Один за другим он создает целую серию блистательных рассказов — «Третий класс», «Темир-Аксак-Хан», «Ночь отречения», «Безумный художник», «Косцы», «Полуночная зарница», «Преображение», потрясающий трагическим накалом во многом автобиографический рассказ о бегстве из Одессы — «Конец».
Примечательная деталь — все это Бунин написал в Париже. Такого уже никогда не повторится — «городок на речке Сене» никогда больше не вызовет в бунинской душе вдохновения. Все то блистательное, что знаем мы, он создаст в Грасе — небольшом «парфюмерном» местечке, где на потребу фабрикантов духов благоухали цветочные плантации, — это в двадцати семи километрах от Средиземного моря, поблизости от Ниццы и Канн.
Но Висбаден тоже отмечен золотой строчкой в творчестве Ивана Алексеевича. 15 августа отпраздновали день рождения Мережковского — накануне ему исполнилось пятьдесят пять лет. Дмитрий Сергеевич вновь предложил гостям игристое местного разлива дорогое вино и тему для беседы — о причинах ранней смерти Блока.
Вернувшись домой, Бунин занес на бумагу стихотворение «Русская сказка»:
Страшная новость дошла до Ивана Алексеевича лишь 20 декабря. Развернув какую-то газету, прочитал запоздалый некролог: «В Москве скончался известный в прошлом общественный деятель и журналист Юлий Алексеевич Бунин…»
Первым об этом узнал Толстой — еще в августе, от него другие и, конечно, Вера Николаевна. Но молчали — берегли сердце Ивана Алексеевича.
Он запишет в дневник:
«Я не страдаю о Юлии так отчаянно и сильно, как следовало бы, может быть, потому, что не додумываю значения этой смерти, не могу, боюсь… Ужасающая мысль о нем часто как далекая, потрясающая молния… Да можно ли додумывать? Ведь это сказать себе уже совсем твердо: всему конец.
И весна, и соловьи, и Глотово — как все это далеко и навеки кончено! Если даже опять там буду, то какой это ужас! Могила всего прошлого! А первая весна с Юлием — Круглое, соловьи, вечера, прогулки по большой дороге! Первая зима с ним в Озерках, морозы, лунные ночи… Первые Святки… А впрочем — зачем я пишу все это? Чему это помогает? Все обман, обман».
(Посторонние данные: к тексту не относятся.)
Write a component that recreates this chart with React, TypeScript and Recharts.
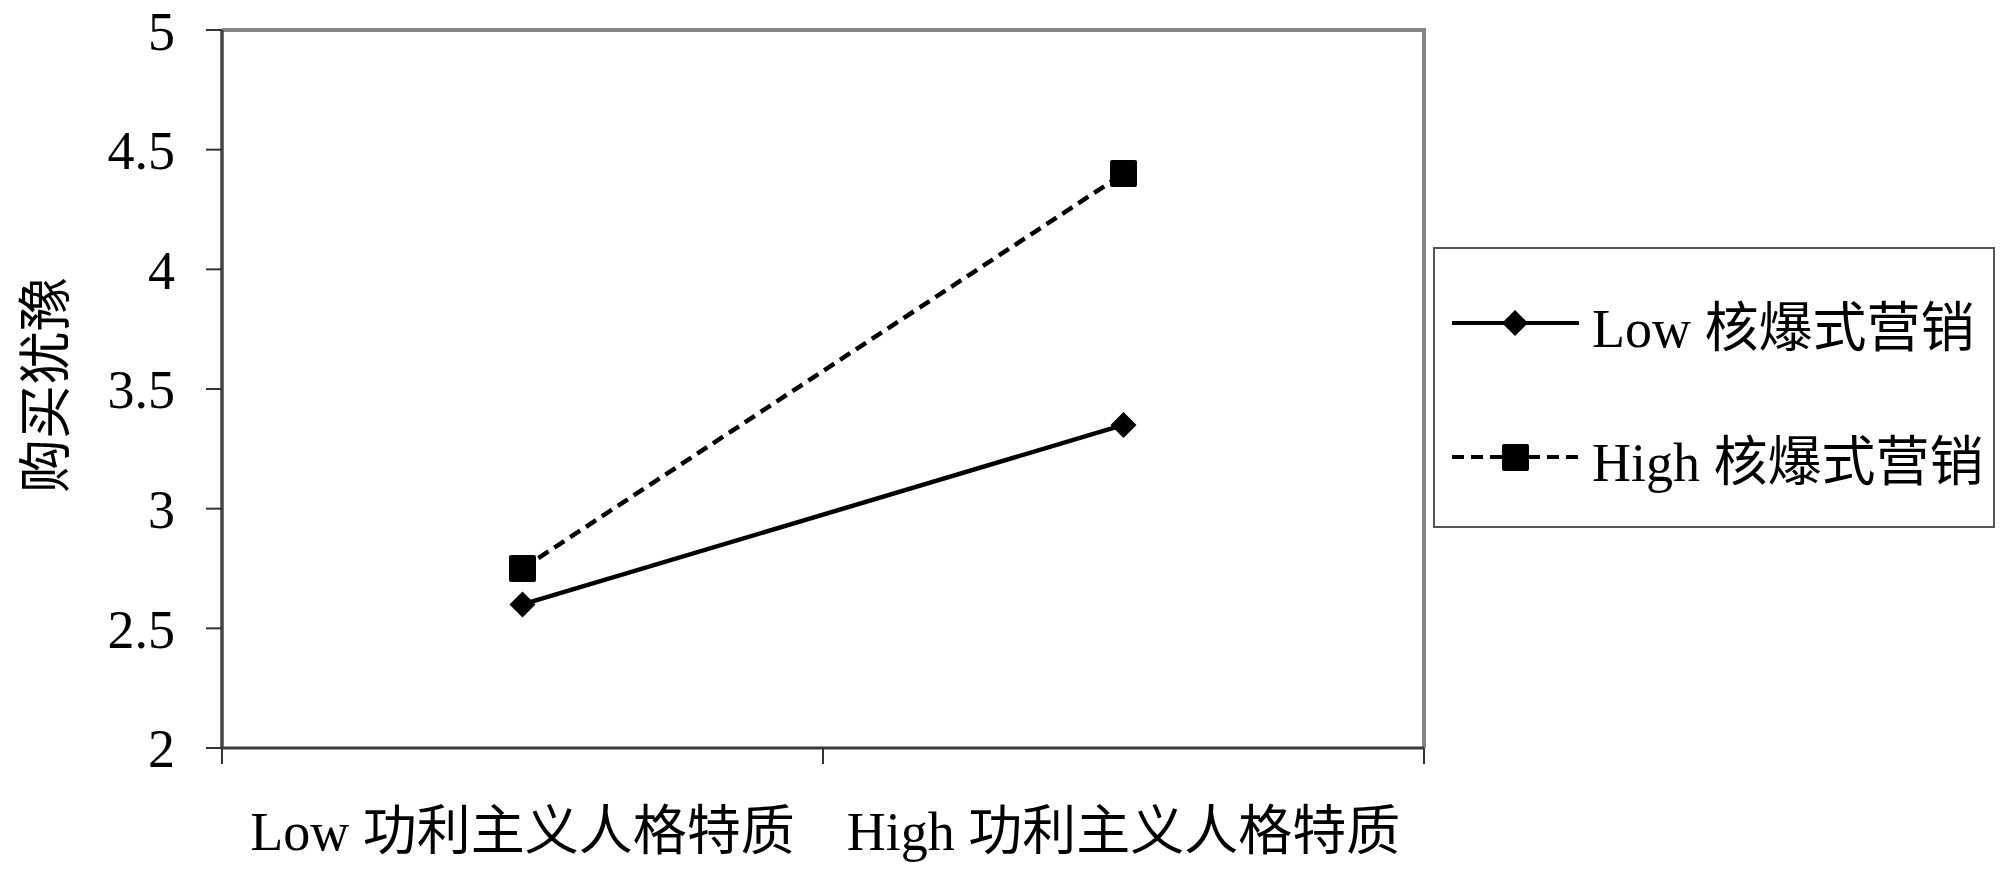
import React from "react";
import { LineChart, Line, XAxis, YAxis, Legend, ReferenceArea } from "recharts";

const categories = ["Low 功利主义人格特质", "High 功利主义人格特质"];
const seriesNames = ["Low 核爆式营销", "High 核爆式营销"];
const lowValues = [2.6, 3.35];
const highValues = [2.75, 4.4];
const yTicks = [2, 2.5, 3, 3.5, 4, 4.5, 5];
const yTitle = "购买犹豫";

const data = categories.map((name, i) => ({
  name,
  low: lowValues[i],
  high: highValues[i],
}));

const FONT = "'Liberation Serif', 'Times New Roman', 'Noto Sans CJK SC', serif";
const X_TICK_MARGIN = 64;

// markers
const Diamond = (props: any) => {
  const { cx, cy, index } = props;
  const r = 13;
  return (
    <path
      key={`d-${index}`}
      d={`M${cx},${cy - r}L${cx + r},${cy}L${cx},${cy + r}L${cx - r},${cy}Z`}
      fill="#000"
    />
  );
};

const Square = (props: any) => {
  const { cx, cy, index } = props;
  const s = 27;
  return <rect key={`s-${index}`} x={cx - s / 2} y={cy - s / 2} width={s} height={s} rx={2} fill="#000" />;
};

// only the top and right edges of the plot frame
const FrameShape = (props: any) => {
  const { x, y, width, height } = props;
  return (
    <path
      d={`M${x},${y}H${x + width}V${y + height}`}
      fill="none"
      stroke="#858585"
      strokeWidth={4}
    />
  );
};

// category label + tick marks on the band edges (Excel style)
const XTick = (props: any) => {
  const { x, y, payload, index, visibleTicksCount } = props;
  const half = payload.offset || 0;
  const axisY = y - X_TICK_MARGIN;
  const left = payload.coordinate - half;
  const right = payload.coordinate + half;
  return (
    <g>
      <line x1={left} x2={left} y1={axisY} y2={axisY + 16} stroke="#333" strokeWidth={2} />
      {index === visibleTicksCount - 1 && (
        <line x1={right} x2={right} y1={axisY} y2={axisY + 16} stroke="#333" strokeWidth={2} />
      )}
      <text x={x} y={y} dy="0.71em" textAnchor="middle" fontSize={54} fontFamily={FONT} fill="#000">
        {payload.value}
      </text>
    </g>
  );
};

const renderLegend = () => (
  <div
    style={{
      position: "relative",
      width: 562,
      height: 281,
      border: "2px solid #555",
      boxSizing: "border-box",
      background: "#fff",
      fontFamily: FONT,
    }}
  >
    {seriesNames.map((name, i) => (
      <div
        key={name}
        style={{
          position: "absolute",
          left: 15,
          top: 44 + i * 134,
          height: 60,
          display: "flex",
          alignItems: "center",
          whiteSpace: "nowrap",
        }}
      >
        <svg width={142} height={60}>
          <line
            x1={2}
            x2={129}
            y1={30}
            y2={30}
            stroke="#000"
            strokeWidth={4}
            strokeDasharray={i === 1 ? "12 7" : undefined}
          />
          {i === 0 ? (
            <path d="M65,17L78,30L65,43L52,30Z" fill="#000" />
          ) : (
            <rect x={52} y={17} width={27} height={27} rx={2} fill="#000" />
          )}
        </svg>
        <span style={{ fontSize: 54, color: "#000" }}>{name}</span>
      </div>
    ))}
  </div>
);

export default function App() {
  return (
    <div style={{ position: "absolute", left: 0, top: 0, width: 2000, height: 872, background: "#fff" }}>
      <LineChart
        width={2000}
        height={872}
        data={data}
        margin={{ top: 30, right: 14, bottom: 0, left: 0 }}
      >
        <ReferenceArea y1={2} y2={5} ifOverflow="visible" shape={<FrameShape />} />
        <XAxis
          dataKey="name"
          scale="band"
          height={124}
          axisLine={{ stroke: "#3a3a3a", strokeWidth: 3 }}
          tickLine={false}
          tickSize={0}
          tickMargin={X_TICK_MARGIN}
          tick={<XTick />}
          interval={0}
        />
        <YAxis
          type="number"
          domain={[2, 5]}
          ticks={yTicks}
          width={222}
          axisLine={{ stroke: "#444", strokeWidth: 3.5 }}
          tickLine={{ stroke: "#333", strokeWidth: 2 }}
          tickSize={16}
          tickMargin={31}
          tick={{ fontSize: 54, fill: "#000", fontFamily: FONT }}
          label={{
            content: (p: any) => {
              const vb = p.viewBox || { x: 0, y: 30, width: 222, height: 718 };
              const x = vb.x + 47;
              const y = vb.y + vb.height / 2 - 4;
              return (
                <text
                  x={x}
                  y={y}
                  transform={`rotate(-90, ${x}, ${y})`}
                  textAnchor="middle"
                  dominantBaseline="central"
                  fontSize={54}
                  fontFamily={FONT}
                  fill="#000"
                >
                  {yTitle}
                </text>
              );
            },
          }}
        />
        <Line
          dataKey="low"
          name={seriesNames[0]}
          stroke="#000"
          strokeWidth={4.5}
          dot={Diamond}
          activeDot={false}
          isAnimationActive={false}
        />
        <Line
          dataKey="high"
          name={seriesNames[1]}
          stroke="#000"
          strokeWidth={4.5}
          strokeDasharray="12 7"
          dot={Square}
          activeDot={false}
          isAnimationActive={false}
        />
        <Legend
          layout="vertical"
          align="right"
          verticalAlign="middle"
          content={renderLegend}
          wrapperStyle={{ position: "absolute", left: 1433, top: 247, width: 562, height: 281 }}
        />
      </LineChart>
    </div>
  );
}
Декабрьским вечером, когда роковая весть дошла до Бунина, он потерянным голосом сказал:
— Вот и вся моя жизнь кончилась! Я помнил его столько, сколько осознавал себя. Он знал меня как никто лучше — и все хорошее, и все плохое. Если я что-то писал, даже здесь, во Франции, я думал: вот прочтет Юлий, что он об этом подумает, что скажет? А теперь… Теперь все кончено.
Бунин говорил так, словно рядом никого не было и он не видел, что возле него стоит жена и глаза ее наполняются слезами. Он схватился за голову, застонал, надолго застыл недвижимым. Потом поднял голову и страшным тихим шепотом сказал:
— Я представляю, как он последний раз лег на постель, зябко укутался в одеяло, покашлял — он всегда так делал. И ведь он не знал, что последний раз ложится спать! С ним ушла вся моя прежняя жизнь, это так тяжело…
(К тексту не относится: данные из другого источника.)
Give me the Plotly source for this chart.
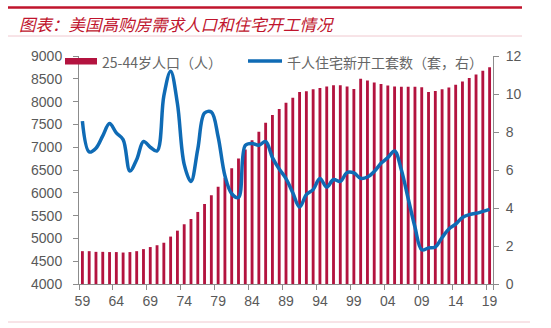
import plotly.graph_objects as go

# Two-digit year labels, 1959-2019
years = ["59", "60", "61", "62", "63", "64", "65", "66", "67", "68",
         "69", "70", "71", "72", "73", "74", "75", "76", "77", "78",
         "79", "80", "81", "82", "83", "84", "85", "86", "87", "88",
         "89", "90", "91", "92", "93", "94", "95", "96", "97", "98",
         "99", "00", "01", "02", "03", "04", "05", "06", "07", "08",
         "09", "10", "11", "12", "13", "14", "15", "16", "17", "18", "19"]

# 25-44 year-old population (left axis)
pop_25_44 = [4720, 4720, 4705, 4705, 4700, 4700, 4690, 4700, 4720, 4765,
             4810, 4850, 4905, 5040, 5170, 5310, 5425, 5580, 5755, 5945,
             6135, 6330, 6540, 6750, 6950, 7150, 7340, 7535, 7705, 7840,
             7975, 8085, 8210, 8225, 8270, 8300, 8330, 8360, 8360, 8330,
             8275, 8500, 8460, 8420, 8385, 8355, 8330, 8325, 8325, 8325,
             8315, 8210, 8230, 8270, 8310, 8370, 8440, 8515, 8595, 8675, 8755]

# Housing starts per thousand people (right axis)
starts_per_1000 = [8.57, 6.95, 7.15, 7.80, 8.45, 7.95, 7.60, 5.95, 6.55, 7.50,
                   7.20, 7.00, 9.90, 11.20, 9.50, 6.30, 5.40, 7.10, 9.00, 9.05,
                   7.75, 5.70, 4.75, 4.55, 7.30, 7.40, 7.30, 7.50, 6.65, 6.05,
                   5.55, 4.80, 4.05, 4.70, 4.97, 5.55, 5.10, 5.50, 5.40, 5.87,
                   5.85, 5.56, 5.63, 5.92, 6.35, 6.65, 7.00, 6.00, 4.50, 3.00,
                   1.80, 1.90, 1.95, 2.45, 2.90, 3.15, 3.50, 3.65, 3.72, 3.82, 3.93]

tick_labels = ["59", "64", "69", "74", "79", "84", "89", "94", "99", "04", "09", "14", "19"]

title_text = "图表：美国高购房需求人口和住宅开工情况"
bar_name = "25-44岁人口（人）"
line_name = "千人住宅新开工套数（套，右）"

W, H = 551, 328
L, R, T, B = 79, 58, 56, 44
PW, PH = W - L - R, H - T - B


def px(x):
    return (x - L) / PW


def py(y):
    return (H - B - y) / PH


RED = "#B3133F"
TITLE_RED = "#C0142D"
BLUE = "#0F6BB5"
GREY = "#595959"
AXIS = "#8C8C8C"
CJK = "Noto Sans CJK SC"

fig = go.Figure()
fig.add_trace(go.Bar(x=years, y=pop_25_44, marker_color=RED, marker_line_width=0,
                     width=0.42, name=bar_name))
fig.add_trace(go.Scatter(x=years, y=starts_per_1000, yaxis="y2", mode="lines",
                         name=line_name,
                         line=dict(color=BLUE, width=3.5, shape="spline", smoothing=1)))

axis_common = dict(showline=True, linecolor=AXIS, linewidth=1, ticks="outside",
                   ticklen=5, tickcolor=AXIS, showgrid=False, zeroline=False,
                   tickangle=0,
                   tickfont=dict(family="Liberation Sans, Arial, sans-serif", size=14, color=GREY))

fig.update_layout(
    width=W, height=H,
    margin=dict(l=L, r=R, t=T, b=B, autoexpand=False),
    paper_bgcolor="white", plot_bgcolor="white", showlegend=False,
    xaxis=dict(type="category", range=[-0.5, 60.5], tickmode="array",
               tickvals=tick_labels, ticktext=tick_labels, tickson="boundaries",
               ticklabelstandoff=4, **axis_common),
    yaxis=dict(range=[4000, 9000], tickmode="linear", tick0=4000, dtick=500,
               ticklabelstandoff=8, **axis_common),
    yaxis2=dict(overlaying="y", side="right", range=[0, 12], tickmode="linear",
                tick0=0, dtick=2, ticklabelstandoff=4, **axis_common),
)

shapes = [
    # header rule, title underline, footer rule
    dict(type="line", xref="paper", yref="paper", x0=px(8), x1=px(522), y0=py(7.5), y1=py(7.5),
         line=dict(color=TITLE_RED, width=2.5)),
    dict(type="line", xref="paper", yref="paper", x0=px(8), x1=px(522), y0=py(36), y1=py(36),
         line=dict(color="#F0C8CF", width=1)),
    dict(type="line", xref="paper", yref="paper", x0=px(8), x1=px(530), y0=py(322), y1=py(322),
         line=dict(color="#F0C8CF", width=1)),
    # legend swatches
    dict(type="rect", xref="paper", yref="paper", x0=px(65), x1=px(97), y0=py(64.5), y1=py(58),
         fillcolor=RED, line=dict(width=0)),
    dict(type="line", xref="paper", yref="paper", x0=px(248), x1=px(282), y0=py(61), y1=py(61),
         line=dict(color=BLUE, width=3.5)),
]

annotations = [
    dict(text=title_text, xref="paper", yref="paper", x=px(17), y=py(24),
         xanchor="left", yanchor="middle", showarrow=False,
         font=dict(family=CJK, size=16.5, color=TITLE_RED, style="italic")),
    dict(text=bar_name, xref="paper", yref="paper", x=px(100), y=py(61.5),
         xanchor="left", yanchor="middle", showarrow=False,
         font=dict(family=CJK, size=14, color="#666666")),
    dict(text=line_name, xref="paper", yref="paper", x=px(285), y=py(61.5),
         xanchor="left", yanchor="middle", showarrow=False,
         font=dict(family=CJK, size=14, color="#666666")),
]

fig.update_layout(shapes=shapes, annotations=annotations)

fig.write_html("out.html")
Бунин мог позволить себе быть сердитым или угнетенным, ласковым или равнодушным. Но Вера Николаевна себе такого позволить не могла никогда. Она всегда была ровна, тиха, в меру разговорчива. Как всякая русская женщина, она чувствовала ответственность за свою семью, за мир внутри ее, за то, чтобы мужу всегда было дома хорошо, уютно, сытно.
Попав в тяжелейшие условия эмигрантского бытия, она впервые столкнулась с тем страшным, что разъедает душу, как ржавчина металл, — с жестокой материальной нуждой.
Как ей, подобно тысячам других россиянок на чужбине, удавалось сводить концы с концами? Об этом ведает один Господь. Во всяком случае, Бунин всегда был сыт, имел чистую рубашку, отутюженный костюм, и — это главное! — в своем доме, как за крепостной стеной, он мог спрятаться от невзгод жизни. Дома ему всегда было хорошо.
Однажды, уже после Второй мировой войны, Ирина Одоевцева задала не совсем тактичный вопрос:
— Иван Алексеевич, а вы любите Веру Николаевну?
Бунин удивится:
— Любить Веру? Как это? Это все равно что любить свою руку или ногу…
Он сроднился с Верой и почти не замечал ее присутствия. Хотя той страсти, которую он испытал когда-то, в первые годы близости, давно не было.